_Given problem_
Transcribe the records that follow. Keep every word exactly, and drop the pictures.

_Task data_
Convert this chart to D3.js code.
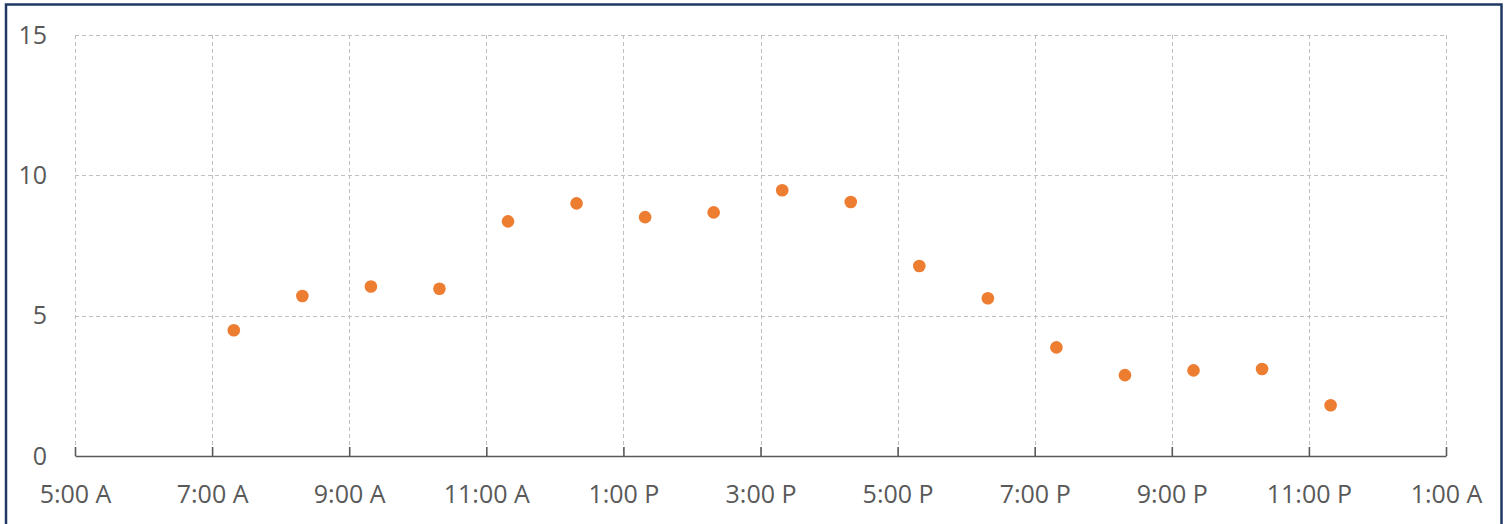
<!DOCTYPE html>
<html>
<head>
<meta charset="utf-8">
<script src="https://cdn.jsdelivr.net/npm/d3@7/dist/d3.min.js"></script>
<style>
  html, body { margin: 0; padding: 0; background: #fff; }
  svg { display: block; }
  text { font-family: "Open Sans", "Noto Sans", sans-serif; fill: #595959; }
</style>
</head>
<body>
<svg id="chart" width="1509" height="524"></svg>
<script>
// Hourly readings (time of day, value)
const times = ["07:19", "08:19", "09:19", "10:19", "11:19", "12:19", "13:19", "14:19",
               "15:19", "16:19", "17:19", "18:19", "19:19", "20:19", "21:19", "22:19", "23:19"];
const values = [4.48, 5.70, 6.04, 5.96, 8.36, 9.00, 8.51, 8.68,
                9.47, 9.05, 6.77, 5.62, 3.87, 2.88, 3.05, 3.10, 1.81];

// Axis ticks
const xTickTimes = ["05:00", "07:00", "09:00", "11:00", "13:00", "15:00", "17:00", "19:00", "21:00", "23:00", "25:00"];
const xTickLabels = ["5:00 A", "7:00 A", "9:00 A", "11:00 A", "1:00 P", "3:00 P", "5:00 P", "7:00 P", "9:00 P", "11:00 P", "1:00 A"];
const yTicks = [0, 5, 10, 15];

const toDate = s => {
  const [h, m] = s.split(":").map(Number);
  return new Date(2024, 0, 1, h, m);
};

const svg = d3.select("#chart");
const plot = { left: 75, right: 1446, top: 35, bottom: 456 };

const x = d3.scaleTime()
  .domain([toDate("05:00"), toDate("25:00")])
  .range([plot.left, plot.right]);
const y = d3.scaleLinear()
  .domain([0, 15])
  .range([plot.bottom, plot.top]);

// Outer frame
svg.append("rect")
  .attr("x", 6).attr("y", 4.5)
  .attr("width", 1495.5).attr("height", 540)
  .attr("fill", "none")
  .attr("stroke", "#1F3864")
  .attr("stroke-width", 2.5);

// Gridlines
const grid = svg.append("g").attr("stroke", "#BFBFBF").attr("stroke-width", 1)
  .attr("stroke-dasharray", "4,3").attr("fill", "none");
grid.selectAll("line.h").data(yTicks.filter(d => d > 0)).join("line")
  .attr("class", "h")
  .attr("x1", plot.left).attr("x2", plot.right)
  .attr("y1", d => Math.round(y(d)) + 0.5).attr("y2", d => Math.round(y(d)) + 0.5);
grid.selectAll("line.v").data(xTickTimes).join("line")
  .attr("class", "v")
  .attr("x1", d => Math.round(x(toDate(d))) + 0.5).attr("x2", d => Math.round(x(toDate(d))) + 0.5)
  .attr("y1", plot.top).attr("y2", plot.bottom);

// X axis with inward ticks
const xAxis = d3.axisBottom(x)
  .tickValues(xTickTimes.map(toDate))
  .tickSize(-9)
  .tickSizeOuter(0)
  .tickFormat((d, i) => xTickLabels[i]);
const gx = svg.append("g")
  .attr("transform", `translate(0,${plot.bottom})`)
  .call(xAxis);
gx.select(".domain").attr("stroke", "#595959").attr("stroke-width", 1.6);
gx.selectAll(".tick line").attr("stroke", "#595959").attr("stroke-width", 1.6);
gx.selectAll(".tick text")
  .attr("y", 47).attr("dy", null)
  .attr("font-size", 25)
  .attr("fill", "#595959")
  .style("font-family", "'Open Sans', 'Noto Sans', sans-serif");

// Y axis labels
const yAxis = d3.axisLeft(y).tickValues(yTicks).tickSize(0).tickFormat(d3.format("d"));
const gy = svg.append("g")
  .attr("transform", `translate(${plot.left},0)`)
  .call(yAxis);
gy.select(".domain").remove();
gy.selectAll(".tick text")
  .attr("x", -28).attr("dy", "0.32em")
  .attr("font-size", 25)
  .attr("fill", "#595959")
  .style("font-family", "'Open Sans', 'Noto Sans', sans-serif");

// Points
svg.append("g").selectAll("circle")
  .data(times.map((t, i) => ({ t: toDate(t), v: values[i] })))
  .join("circle")
  .attr("cx", d => x(d.t))
  .attr("cy", d => y(d.v))
  .attr("r", 6.3)
  .attr("fill", "#ED7D31");
</script>
</body>
</html>
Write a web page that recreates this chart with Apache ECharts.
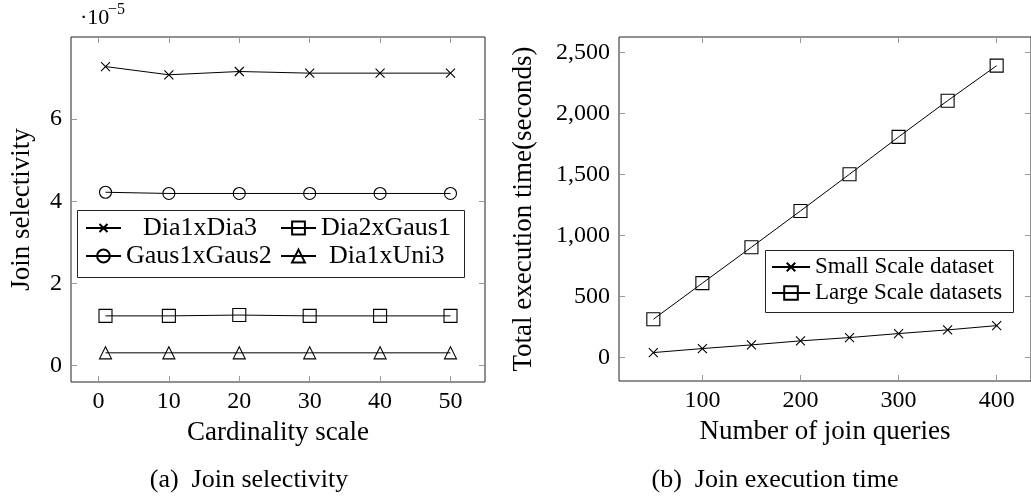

_Solution to the problem_
Convert this chart to D3.js code.
<!DOCTYPE html>
<html>
<head>
<meta charset="utf-8">
<script src="https://cdn.jsdelivr.net/npm/d3@7/dist/d3.min.js"></script>
<style>
  html, body { margin: 0; padding: 0; background: #fff; }
  svg { display: block; }
  text { font-family: "Open Sans", "Noto Sans", sans-serif; fill: #595959; }
</style>
</head>
<body>
<svg id="chart" width="1509" height="524"></svg>
<script>
// Hourly readings (time of day, value)
const times = ["07:19", "08:19", "09:19", "10:19", "11:19", "12:19", "13:19", "14:19",
               "15:19", "16:19", "17:19", "18:19", "19:19", "20:19", "21:19", "22:19", "23:19"];
const values = [4.48, 5.70, 6.04, 5.96, 8.36, 9.00, 8.51, 8.68,
                9.47, 9.05, 6.77, 5.62, 3.87, 2.88, 3.05, 3.10, 1.81];

// Axis ticks
const xTickTimes = ["05:00", "07:00", "09:00", "11:00", "13:00", "15:00", "17:00", "19:00", "21:00", "23:00", "25:00"];
const xTickLabels = ["5:00 A", "7:00 A", "9:00 A", "11:00 A", "1:00 P", "3:00 P", "5:00 P", "7:00 P", "9:00 P", "11:00 P", "1:00 A"];
const yTicks = [0, 5, 10, 15];

const toDate = s => {
  const [h, m] = s.split(":").map(Number);
  return new Date(2024, 0, 1, h, m);
};

const svg = d3.select("#chart");
const plot = { left: 75, right: 1446, top: 35, bottom: 456 };

const x = d3.scaleTime()
  .domain([toDate("05:00"), toDate("25:00")])
  .range([plot.left, plot.right]);
const y = d3.scaleLinear()
  .domain([0, 15])
  .range([plot.bottom, plot.top]);

// Outer frame
svg.append("rect")
  .attr("x", 6).attr("y", 4.5)
  .attr("width", 1495.5).attr("height", 540)
  .attr("fill", "none")
  .attr("stroke", "#1F3864")
  .attr("stroke-width", 2.5);

// Gridlines
const grid = svg.append("g").attr("stroke", "#BFBFBF").attr("stroke-width", 1)
  .attr("stroke-dasharray", "4,3").attr("fill", "none");
grid.selectAll("line.h").data(yTicks.filter(d => d > 0)).join("line")
  .attr("class", "h")
  .attr("x1", plot.left).attr("x2", plot.right)
  .attr("y1", d => Math.round(y(d)) + 0.5).attr("y2", d => Math.round(y(d)) + 0.5);
grid.selectAll("line.v").data(xTickTimes).join("line")
  .attr("class", "v")
  .attr("x1", d => Math.round(x(toDate(d))) + 0.5).attr("x2", d => Math.round(x(toDate(d))) + 0.5)
  .attr("y1", plot.top).attr("y2", plot.bottom);

// X axis with inward ticks
const xAxis = d3.axisBottom(x)
  .tickValues(xTickTimes.map(toDate))
  .tickSize(-9)
  .tickSizeOuter(0)
  .tickFormat((d, i) => xTickLabels[i]);
const gx = svg.append("g")
  .attr("transform", `translate(0,${plot.bottom})`)
  .call(xAxis);
gx.select(".domain").attr("stroke", "#595959").attr("stroke-width", 1.6);
gx.selectAll(".tick line").attr("stroke", "#595959").attr("stroke-width", 1.6);
gx.selectAll(".tick text")
  .attr("y", 47).attr("dy", null)
  .attr("font-size", 25)
  .attr("fill", "#595959")
  .style("font-family", "'Open Sans', 'Noto Sans', sans-serif");

// Y axis labels
const yAxis = d3.axisLeft(y).tickValues(yTicks).tickSize(0).tickFormat(d3.format("d"));
const gy = svg.append("g")
  .attr("transform", `translate(${plot.left},0)`)
  .call(yAxis);
gy.select(".domain").remove();
gy.selectAll(".tick text")
  .attr("x", -28).attr("dy", "0.32em")
  .attr("font-size", 25)
  .attr("fill", "#595959")
  .style("font-family", "'Open Sans', 'Noto Sans', sans-serif");

// Points
svg.append("g").selectAll("circle")
  .data(times.map((t, i) => ({ t: toDate(t), v: values[i] })))
  .join("circle")
  .attr("cx", d => x(d.t))
  .attr("cy", d => y(d.v))
  .attr("r", 6.3)
  .attr("fill", "#ED7D31");
</script>
</body>
</html>
Write a web page that recreates this chart with Apache ECharts.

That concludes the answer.